Friday, November 27, 2015

James Review -- Star Trek: Seekers: All That’s Left

This week I decided to review Star Trek: Seekers: All That’s Left by Dayton Ward and Kevin Dilmore.
The story opens on Cantrel V, a planet with a Federation colony that is studying the few remains from an ancient war that devastated the planet and apparently led to the extinction of one and possibly two sentient species. The Miranda class Starship USS Aephas is supporting their efforts, but an unknown starship soon arrives and begins bombarding the planet’s surface, and when the Aephas attempts to intervene it inflicts some damage but is forced to withdraw before summoning the Constitution class USS Endeavour to help.
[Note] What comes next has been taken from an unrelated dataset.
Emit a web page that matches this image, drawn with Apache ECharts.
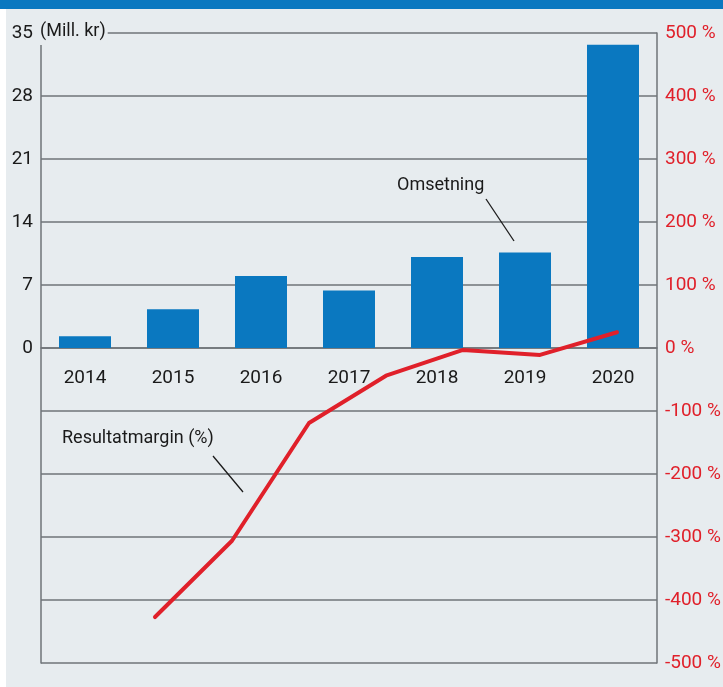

After both ships engage the enemy vessel again, they attempt to slip a boarding party onto the ship. The vessel is running on automatic systems but soon the crew begin to awaken. The crew consists of Lrondi, a race of external symbiont creatures, and various hosts of Lrondi. But many of the Lrondi crew lack hosts and they have no problem taking unwilling hosts. Those of the boarding party who manage to escape collection by the Lrondi soon find themselves on the run from their converted comrades and engaged in a desperate effort to evade capture and both find a way to free their crewmates and warn their ships what has happened.
Meanwhile, some of the Starfleet personnel on the planet accidently stumble across an underground Lrondi-controlled city left over from the war between the Lrondi and the inhabitants of the planet they controlled and those natives who fought to the end and forced the Lrondi to flee or go underground.
Eventually, the situation on the surface turns to a Lrondi attack aimed at collecting the colonists and Starfleet members on the world while the starships struggle to find a way to prevent Lrondi reinforcements from joining the ground battle without killing the boarding party or destroying the Lrondi.
I give this book 9 out of 10. The Lrondi are an interesting antagonist to me. While in some ways they remind me of the Borg or especially the parasites from the TNG episode "Conspiracy," there are enough differences to make them interesting such as both Lrondi and host maintaining their personalities, each Lrondi being a distinct individual, and the Lrondi seeking to make their hosts desire to fufill their wishes rather than forcing them to obey. Also, I thought giving different species distinct reactions to the bonding process on both sides was a nice touch and I think the ending suits the tone of the overall franchise wonderfully. Still, there are a number of parts that dragged on and felt like they were being extended to make the story longer to me.